▶ Aim of the exercise
Everything from the first line down to the line containing "sources = [0, 0, 2, 3, 5, 7, 8, 10, 10]" should be reproduced exactly; please include nothing else.

▶ Data section
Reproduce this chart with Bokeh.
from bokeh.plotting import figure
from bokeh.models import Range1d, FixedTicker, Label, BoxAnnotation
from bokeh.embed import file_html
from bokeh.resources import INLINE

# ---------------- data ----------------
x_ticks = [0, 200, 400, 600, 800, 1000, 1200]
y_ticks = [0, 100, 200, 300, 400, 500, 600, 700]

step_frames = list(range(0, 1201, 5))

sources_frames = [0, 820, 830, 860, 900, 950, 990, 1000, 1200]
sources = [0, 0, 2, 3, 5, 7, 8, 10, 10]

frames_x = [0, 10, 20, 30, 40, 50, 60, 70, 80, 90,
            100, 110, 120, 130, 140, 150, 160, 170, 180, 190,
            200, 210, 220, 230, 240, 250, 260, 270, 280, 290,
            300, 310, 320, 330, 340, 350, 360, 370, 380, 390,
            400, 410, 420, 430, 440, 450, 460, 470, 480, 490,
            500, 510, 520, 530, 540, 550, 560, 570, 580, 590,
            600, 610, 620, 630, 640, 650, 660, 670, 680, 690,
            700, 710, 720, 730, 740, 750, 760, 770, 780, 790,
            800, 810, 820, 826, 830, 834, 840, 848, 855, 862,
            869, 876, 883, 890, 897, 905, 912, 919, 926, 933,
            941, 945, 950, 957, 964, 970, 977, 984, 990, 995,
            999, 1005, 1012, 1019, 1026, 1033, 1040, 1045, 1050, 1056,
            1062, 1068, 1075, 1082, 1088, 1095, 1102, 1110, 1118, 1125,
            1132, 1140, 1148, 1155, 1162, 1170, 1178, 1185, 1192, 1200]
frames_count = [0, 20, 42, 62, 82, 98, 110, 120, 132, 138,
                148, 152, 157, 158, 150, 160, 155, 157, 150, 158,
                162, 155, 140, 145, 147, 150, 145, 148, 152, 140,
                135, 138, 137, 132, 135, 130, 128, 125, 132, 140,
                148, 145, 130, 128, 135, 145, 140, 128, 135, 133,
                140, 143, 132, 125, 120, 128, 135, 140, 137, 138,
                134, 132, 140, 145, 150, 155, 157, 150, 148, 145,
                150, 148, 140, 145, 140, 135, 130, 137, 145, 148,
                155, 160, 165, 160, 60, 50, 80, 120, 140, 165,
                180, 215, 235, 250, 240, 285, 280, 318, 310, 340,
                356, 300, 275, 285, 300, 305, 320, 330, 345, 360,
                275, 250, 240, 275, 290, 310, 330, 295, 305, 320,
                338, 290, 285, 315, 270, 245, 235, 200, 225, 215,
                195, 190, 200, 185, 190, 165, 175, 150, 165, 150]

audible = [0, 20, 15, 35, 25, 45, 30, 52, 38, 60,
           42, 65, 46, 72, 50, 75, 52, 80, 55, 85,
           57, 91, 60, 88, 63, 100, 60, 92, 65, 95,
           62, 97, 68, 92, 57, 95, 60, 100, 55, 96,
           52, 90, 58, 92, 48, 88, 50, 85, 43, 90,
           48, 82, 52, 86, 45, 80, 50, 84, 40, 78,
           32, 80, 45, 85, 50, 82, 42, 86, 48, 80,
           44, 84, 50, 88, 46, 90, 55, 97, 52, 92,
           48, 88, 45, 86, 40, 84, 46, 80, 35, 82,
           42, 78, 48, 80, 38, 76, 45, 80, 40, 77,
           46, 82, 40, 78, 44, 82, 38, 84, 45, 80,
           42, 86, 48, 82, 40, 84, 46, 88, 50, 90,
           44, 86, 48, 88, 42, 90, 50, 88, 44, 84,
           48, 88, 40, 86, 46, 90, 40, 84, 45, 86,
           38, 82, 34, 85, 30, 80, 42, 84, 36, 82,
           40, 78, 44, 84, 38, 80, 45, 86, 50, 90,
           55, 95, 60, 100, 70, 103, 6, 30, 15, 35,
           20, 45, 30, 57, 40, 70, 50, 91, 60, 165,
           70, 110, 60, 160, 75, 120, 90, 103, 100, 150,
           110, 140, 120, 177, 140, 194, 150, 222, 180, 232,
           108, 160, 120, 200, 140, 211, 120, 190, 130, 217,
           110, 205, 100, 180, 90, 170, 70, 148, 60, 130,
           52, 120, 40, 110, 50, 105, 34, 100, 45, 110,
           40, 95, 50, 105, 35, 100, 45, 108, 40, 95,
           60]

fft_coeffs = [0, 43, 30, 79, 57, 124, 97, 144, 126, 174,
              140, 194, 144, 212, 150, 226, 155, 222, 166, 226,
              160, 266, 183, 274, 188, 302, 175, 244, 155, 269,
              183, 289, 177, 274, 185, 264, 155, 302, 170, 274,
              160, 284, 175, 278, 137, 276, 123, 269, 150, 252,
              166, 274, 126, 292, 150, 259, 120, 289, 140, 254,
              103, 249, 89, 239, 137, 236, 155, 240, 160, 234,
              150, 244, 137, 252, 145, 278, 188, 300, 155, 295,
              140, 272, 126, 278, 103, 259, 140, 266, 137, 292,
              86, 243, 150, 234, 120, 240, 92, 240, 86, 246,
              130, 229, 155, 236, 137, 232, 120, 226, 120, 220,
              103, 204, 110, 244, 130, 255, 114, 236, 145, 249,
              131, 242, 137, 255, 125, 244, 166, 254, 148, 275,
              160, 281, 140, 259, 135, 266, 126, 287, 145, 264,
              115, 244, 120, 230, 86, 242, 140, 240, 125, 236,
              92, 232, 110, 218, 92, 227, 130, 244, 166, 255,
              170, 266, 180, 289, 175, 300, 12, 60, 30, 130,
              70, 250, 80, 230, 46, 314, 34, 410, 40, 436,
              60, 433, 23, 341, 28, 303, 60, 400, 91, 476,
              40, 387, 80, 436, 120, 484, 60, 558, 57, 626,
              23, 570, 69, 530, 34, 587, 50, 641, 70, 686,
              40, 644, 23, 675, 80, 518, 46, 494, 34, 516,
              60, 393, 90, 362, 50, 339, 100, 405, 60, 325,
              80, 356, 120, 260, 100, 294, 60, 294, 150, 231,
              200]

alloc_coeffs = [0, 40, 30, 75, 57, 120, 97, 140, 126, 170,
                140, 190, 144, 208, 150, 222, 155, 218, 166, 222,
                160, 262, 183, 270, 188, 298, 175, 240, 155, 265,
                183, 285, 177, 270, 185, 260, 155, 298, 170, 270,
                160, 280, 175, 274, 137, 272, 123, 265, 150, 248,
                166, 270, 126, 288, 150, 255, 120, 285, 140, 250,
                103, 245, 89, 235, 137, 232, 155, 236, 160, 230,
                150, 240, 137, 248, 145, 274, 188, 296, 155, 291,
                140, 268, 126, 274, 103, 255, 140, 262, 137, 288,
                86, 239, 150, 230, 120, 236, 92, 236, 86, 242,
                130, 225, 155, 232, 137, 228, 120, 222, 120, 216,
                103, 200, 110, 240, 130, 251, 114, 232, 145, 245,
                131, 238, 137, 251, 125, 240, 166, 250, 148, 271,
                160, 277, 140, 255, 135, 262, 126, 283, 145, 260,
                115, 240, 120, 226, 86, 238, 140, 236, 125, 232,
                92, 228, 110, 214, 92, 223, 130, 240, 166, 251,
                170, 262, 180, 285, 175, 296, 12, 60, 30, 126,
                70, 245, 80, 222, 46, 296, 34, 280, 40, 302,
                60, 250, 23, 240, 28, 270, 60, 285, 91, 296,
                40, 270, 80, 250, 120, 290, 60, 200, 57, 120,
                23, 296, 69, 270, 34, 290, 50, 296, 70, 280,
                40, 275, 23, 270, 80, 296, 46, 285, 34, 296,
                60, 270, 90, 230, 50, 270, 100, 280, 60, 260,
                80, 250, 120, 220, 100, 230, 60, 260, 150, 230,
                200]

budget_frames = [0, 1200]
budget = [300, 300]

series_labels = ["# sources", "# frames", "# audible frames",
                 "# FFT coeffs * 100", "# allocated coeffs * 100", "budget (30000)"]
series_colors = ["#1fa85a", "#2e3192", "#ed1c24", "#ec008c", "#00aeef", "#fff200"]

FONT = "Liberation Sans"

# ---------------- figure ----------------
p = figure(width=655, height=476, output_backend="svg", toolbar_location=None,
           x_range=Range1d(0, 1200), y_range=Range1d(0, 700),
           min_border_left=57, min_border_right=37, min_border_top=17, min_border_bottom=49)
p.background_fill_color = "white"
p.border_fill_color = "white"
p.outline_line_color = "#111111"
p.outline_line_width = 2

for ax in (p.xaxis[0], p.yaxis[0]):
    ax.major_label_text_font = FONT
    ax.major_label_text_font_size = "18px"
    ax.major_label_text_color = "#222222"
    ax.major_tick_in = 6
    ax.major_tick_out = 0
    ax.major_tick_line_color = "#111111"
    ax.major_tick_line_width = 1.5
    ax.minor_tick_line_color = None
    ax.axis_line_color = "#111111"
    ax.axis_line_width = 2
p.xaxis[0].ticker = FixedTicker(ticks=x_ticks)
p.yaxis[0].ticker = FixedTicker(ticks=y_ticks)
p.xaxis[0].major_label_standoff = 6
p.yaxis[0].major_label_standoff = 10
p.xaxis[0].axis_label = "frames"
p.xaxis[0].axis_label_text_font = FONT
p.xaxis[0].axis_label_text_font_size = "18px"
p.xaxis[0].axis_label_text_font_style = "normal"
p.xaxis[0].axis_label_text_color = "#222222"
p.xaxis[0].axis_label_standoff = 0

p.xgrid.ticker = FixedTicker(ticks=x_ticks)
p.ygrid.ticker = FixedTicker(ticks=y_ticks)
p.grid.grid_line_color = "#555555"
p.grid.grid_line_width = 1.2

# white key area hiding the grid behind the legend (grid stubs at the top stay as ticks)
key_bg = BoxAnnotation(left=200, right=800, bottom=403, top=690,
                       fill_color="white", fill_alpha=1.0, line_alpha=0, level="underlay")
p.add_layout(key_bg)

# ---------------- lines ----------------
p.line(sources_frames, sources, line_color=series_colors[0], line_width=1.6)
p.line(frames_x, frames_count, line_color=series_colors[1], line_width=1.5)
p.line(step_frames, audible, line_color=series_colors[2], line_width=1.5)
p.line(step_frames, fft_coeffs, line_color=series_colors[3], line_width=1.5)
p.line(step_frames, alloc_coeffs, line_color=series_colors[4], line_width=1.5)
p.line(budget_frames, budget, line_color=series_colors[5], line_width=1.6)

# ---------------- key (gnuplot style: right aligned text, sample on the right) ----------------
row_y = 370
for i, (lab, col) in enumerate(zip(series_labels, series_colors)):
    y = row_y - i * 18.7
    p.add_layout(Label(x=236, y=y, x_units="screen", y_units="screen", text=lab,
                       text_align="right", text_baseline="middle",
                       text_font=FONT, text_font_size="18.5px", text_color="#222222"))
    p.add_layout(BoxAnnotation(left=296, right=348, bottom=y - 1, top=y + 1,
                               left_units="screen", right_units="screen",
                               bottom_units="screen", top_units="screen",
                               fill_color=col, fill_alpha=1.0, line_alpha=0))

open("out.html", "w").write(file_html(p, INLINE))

▶ Response to the task
Reproduce this chart with Bokeh.
from bokeh.plotting import figure
from bokeh.models import Range1d, FixedTicker, Label, BoxAnnotation
from bokeh.embed import file_html
from bokeh.resources import INLINE

# ---------------- data ----------------
x_ticks = [0, 200, 400, 600, 800, 1000, 1200]
y_ticks = [0, 100, 200, 300, 400, 500, 600, 700]

step_frames = list(range(0, 1201, 5))

sources_frames = [0, 820, 830, 860, 900, 950, 990, 1000, 1200]
sources = [0, 0, 2, 3, 5, 7, 8, 10, 10]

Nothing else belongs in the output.